> Available data:
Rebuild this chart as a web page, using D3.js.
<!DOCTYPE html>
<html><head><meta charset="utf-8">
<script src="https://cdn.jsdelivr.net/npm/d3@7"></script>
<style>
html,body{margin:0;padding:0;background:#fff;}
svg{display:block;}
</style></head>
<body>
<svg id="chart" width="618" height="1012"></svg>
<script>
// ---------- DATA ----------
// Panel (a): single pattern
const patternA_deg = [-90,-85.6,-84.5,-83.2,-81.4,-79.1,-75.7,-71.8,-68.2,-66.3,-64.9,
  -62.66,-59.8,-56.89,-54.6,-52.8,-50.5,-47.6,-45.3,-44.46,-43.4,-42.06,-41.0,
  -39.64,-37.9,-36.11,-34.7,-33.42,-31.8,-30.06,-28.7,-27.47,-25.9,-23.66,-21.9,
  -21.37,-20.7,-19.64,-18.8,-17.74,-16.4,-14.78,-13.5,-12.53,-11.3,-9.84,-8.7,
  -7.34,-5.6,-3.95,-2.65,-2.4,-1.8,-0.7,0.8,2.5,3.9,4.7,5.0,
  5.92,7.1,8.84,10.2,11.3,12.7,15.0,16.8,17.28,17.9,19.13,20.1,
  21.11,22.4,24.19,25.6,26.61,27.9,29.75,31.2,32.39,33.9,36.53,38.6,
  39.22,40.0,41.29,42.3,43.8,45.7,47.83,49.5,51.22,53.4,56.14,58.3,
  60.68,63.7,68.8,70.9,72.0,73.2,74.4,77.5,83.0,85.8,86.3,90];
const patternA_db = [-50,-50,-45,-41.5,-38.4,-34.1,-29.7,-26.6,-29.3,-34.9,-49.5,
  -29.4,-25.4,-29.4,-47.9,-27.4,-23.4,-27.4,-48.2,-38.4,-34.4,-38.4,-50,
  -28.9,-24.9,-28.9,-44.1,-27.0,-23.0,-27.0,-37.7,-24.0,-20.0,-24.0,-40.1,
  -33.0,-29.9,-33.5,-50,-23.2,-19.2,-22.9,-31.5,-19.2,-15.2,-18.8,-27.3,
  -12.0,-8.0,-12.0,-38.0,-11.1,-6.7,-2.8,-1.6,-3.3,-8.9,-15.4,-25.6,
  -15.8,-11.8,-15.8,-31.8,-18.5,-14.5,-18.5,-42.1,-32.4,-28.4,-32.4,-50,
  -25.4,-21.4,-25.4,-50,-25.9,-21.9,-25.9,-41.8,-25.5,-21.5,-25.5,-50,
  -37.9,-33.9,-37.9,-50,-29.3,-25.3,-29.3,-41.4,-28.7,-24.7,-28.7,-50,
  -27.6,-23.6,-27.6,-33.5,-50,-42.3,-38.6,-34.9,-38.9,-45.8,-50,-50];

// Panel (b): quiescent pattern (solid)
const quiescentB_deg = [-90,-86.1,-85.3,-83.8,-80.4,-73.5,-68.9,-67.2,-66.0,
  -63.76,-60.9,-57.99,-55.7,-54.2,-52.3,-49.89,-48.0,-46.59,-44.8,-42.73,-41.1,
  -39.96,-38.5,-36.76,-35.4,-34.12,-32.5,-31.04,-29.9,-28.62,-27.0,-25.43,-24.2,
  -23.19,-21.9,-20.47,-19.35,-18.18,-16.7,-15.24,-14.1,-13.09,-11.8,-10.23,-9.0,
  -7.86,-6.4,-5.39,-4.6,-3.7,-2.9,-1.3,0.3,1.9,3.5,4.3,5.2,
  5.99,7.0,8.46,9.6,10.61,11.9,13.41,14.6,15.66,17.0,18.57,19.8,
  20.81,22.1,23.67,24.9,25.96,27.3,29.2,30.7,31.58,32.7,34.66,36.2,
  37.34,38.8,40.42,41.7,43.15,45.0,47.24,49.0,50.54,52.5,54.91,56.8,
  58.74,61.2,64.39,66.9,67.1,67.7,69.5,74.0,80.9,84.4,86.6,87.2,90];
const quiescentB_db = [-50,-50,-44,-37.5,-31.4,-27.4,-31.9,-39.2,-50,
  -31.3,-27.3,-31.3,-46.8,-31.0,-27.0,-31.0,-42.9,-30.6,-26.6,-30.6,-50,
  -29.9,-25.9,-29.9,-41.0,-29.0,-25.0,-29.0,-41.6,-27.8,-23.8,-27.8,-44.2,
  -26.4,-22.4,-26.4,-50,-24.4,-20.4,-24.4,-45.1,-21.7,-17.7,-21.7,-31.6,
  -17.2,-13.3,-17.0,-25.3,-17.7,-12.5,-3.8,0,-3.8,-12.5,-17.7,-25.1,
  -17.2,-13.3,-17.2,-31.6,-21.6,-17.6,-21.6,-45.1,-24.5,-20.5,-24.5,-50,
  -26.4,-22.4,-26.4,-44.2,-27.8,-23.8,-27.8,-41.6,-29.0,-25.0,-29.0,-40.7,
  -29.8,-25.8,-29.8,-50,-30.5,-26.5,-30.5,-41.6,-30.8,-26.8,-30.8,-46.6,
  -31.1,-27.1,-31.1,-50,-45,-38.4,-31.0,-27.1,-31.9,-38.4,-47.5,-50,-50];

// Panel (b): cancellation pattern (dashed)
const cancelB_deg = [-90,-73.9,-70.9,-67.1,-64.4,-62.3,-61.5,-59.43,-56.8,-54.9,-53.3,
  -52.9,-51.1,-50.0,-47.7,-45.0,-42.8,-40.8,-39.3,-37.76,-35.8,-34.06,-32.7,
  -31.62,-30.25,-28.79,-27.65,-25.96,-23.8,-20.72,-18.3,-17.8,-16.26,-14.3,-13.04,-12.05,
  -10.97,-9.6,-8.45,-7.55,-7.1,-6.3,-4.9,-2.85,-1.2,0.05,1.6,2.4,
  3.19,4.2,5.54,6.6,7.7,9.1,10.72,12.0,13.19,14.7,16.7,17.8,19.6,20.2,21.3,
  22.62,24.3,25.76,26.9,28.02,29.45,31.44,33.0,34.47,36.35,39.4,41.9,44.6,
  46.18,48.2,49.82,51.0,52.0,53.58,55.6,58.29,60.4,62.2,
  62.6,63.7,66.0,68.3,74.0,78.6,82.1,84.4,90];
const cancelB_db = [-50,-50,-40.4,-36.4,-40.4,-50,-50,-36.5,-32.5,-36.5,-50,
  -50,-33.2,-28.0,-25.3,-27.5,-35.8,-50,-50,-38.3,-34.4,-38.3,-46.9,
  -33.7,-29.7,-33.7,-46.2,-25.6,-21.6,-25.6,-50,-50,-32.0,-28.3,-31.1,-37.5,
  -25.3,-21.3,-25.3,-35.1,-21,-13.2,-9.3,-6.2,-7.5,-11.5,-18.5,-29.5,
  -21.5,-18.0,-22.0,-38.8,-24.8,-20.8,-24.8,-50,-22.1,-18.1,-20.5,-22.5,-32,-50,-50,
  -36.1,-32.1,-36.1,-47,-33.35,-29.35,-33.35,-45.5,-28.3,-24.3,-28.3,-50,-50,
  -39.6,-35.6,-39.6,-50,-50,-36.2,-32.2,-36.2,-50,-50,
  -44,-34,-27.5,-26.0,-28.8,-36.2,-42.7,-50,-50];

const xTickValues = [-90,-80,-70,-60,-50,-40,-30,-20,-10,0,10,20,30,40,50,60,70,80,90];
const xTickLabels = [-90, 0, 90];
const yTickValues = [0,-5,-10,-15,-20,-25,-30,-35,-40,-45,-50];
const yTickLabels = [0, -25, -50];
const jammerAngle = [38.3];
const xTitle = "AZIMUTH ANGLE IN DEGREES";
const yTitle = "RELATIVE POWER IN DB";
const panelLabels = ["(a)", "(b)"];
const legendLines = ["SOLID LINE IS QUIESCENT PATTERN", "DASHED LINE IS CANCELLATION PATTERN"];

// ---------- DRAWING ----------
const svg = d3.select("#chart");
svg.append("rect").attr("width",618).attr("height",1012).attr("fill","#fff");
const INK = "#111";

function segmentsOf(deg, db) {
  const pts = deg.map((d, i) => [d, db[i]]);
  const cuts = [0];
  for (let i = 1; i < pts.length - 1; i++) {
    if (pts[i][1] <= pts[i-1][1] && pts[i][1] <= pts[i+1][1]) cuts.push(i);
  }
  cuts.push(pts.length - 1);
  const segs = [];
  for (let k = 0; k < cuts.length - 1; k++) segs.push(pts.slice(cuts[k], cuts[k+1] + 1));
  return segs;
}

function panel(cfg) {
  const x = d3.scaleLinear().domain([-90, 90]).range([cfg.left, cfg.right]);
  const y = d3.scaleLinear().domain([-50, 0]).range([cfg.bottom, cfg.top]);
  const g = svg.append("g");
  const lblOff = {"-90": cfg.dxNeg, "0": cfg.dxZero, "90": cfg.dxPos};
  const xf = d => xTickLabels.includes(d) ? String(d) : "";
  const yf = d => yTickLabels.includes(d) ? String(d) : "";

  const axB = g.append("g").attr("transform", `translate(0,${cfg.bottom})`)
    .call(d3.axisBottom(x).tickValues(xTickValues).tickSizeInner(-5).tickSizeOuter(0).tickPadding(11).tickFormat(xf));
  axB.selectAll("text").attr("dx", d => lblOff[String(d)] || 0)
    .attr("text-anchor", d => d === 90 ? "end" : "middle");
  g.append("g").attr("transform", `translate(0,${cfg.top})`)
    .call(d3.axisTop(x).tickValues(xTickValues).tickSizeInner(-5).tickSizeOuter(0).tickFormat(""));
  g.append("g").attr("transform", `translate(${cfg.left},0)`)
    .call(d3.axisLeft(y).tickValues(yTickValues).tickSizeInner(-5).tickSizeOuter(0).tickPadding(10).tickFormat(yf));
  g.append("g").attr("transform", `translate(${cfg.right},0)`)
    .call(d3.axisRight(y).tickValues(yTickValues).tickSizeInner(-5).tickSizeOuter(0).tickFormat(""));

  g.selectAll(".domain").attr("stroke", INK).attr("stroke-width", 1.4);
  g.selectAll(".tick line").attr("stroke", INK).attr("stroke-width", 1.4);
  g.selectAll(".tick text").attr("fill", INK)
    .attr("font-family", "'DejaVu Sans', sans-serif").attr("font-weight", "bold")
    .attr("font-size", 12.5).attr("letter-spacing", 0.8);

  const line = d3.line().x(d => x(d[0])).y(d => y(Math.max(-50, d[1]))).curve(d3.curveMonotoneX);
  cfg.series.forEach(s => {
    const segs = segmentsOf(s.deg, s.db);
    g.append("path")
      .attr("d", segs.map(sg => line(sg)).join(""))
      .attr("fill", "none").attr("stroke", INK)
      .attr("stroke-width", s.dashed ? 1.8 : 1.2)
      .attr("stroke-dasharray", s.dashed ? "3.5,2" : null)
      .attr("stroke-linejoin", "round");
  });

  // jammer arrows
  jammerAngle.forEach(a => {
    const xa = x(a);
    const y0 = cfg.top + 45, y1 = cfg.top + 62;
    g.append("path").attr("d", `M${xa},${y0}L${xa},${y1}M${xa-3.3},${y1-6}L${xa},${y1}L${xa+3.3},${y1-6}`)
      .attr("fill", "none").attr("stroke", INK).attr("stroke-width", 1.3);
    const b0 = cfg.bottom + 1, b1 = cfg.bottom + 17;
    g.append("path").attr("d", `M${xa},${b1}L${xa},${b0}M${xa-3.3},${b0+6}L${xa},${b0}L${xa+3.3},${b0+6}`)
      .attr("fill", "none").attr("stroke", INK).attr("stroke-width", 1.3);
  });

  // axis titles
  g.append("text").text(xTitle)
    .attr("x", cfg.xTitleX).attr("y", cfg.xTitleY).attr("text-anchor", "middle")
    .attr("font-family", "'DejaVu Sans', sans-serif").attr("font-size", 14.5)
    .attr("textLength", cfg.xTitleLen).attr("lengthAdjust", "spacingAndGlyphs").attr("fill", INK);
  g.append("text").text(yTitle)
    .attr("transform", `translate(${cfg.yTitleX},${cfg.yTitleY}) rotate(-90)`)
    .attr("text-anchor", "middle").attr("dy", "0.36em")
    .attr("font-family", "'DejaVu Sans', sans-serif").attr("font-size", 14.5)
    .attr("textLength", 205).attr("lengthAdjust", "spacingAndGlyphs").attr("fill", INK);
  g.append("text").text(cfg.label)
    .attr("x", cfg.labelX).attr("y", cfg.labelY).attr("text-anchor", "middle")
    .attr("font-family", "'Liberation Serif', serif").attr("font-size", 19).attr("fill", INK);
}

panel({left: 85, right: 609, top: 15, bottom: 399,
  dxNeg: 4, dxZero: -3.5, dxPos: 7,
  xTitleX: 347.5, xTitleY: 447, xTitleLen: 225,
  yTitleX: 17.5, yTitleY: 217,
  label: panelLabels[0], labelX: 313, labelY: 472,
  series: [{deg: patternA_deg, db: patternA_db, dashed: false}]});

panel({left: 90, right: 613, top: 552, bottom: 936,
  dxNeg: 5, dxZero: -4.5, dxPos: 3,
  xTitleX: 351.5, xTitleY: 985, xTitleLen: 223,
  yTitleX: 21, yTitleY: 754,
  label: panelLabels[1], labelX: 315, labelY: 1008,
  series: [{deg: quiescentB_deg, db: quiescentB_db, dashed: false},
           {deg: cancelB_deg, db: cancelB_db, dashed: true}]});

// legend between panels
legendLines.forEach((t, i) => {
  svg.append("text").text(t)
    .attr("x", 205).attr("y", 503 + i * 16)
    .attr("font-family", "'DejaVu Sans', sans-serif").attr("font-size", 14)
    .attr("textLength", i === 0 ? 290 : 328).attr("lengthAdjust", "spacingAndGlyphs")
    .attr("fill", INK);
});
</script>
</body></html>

--

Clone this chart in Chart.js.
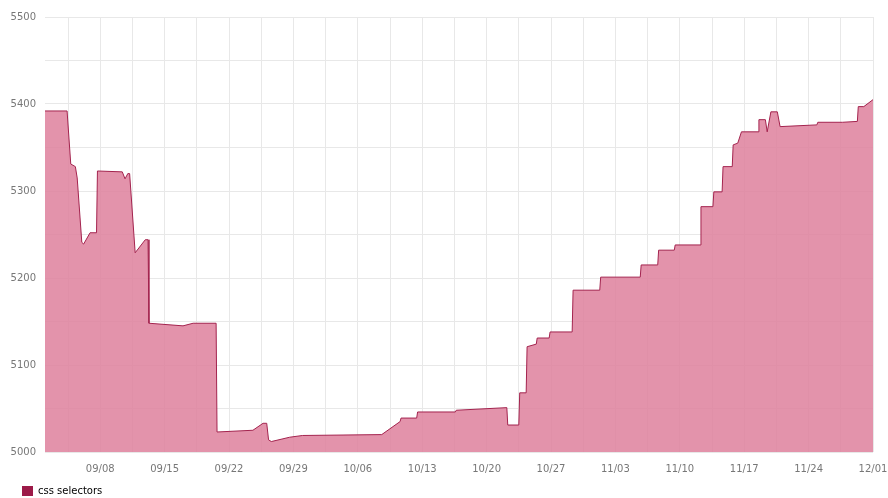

> Exercise requirements:
Extract every line containing the string "this" from the data above.

> Complete response:
Rebuild this chart as a web page, using D3.js.
Clone this chart in Chart.js.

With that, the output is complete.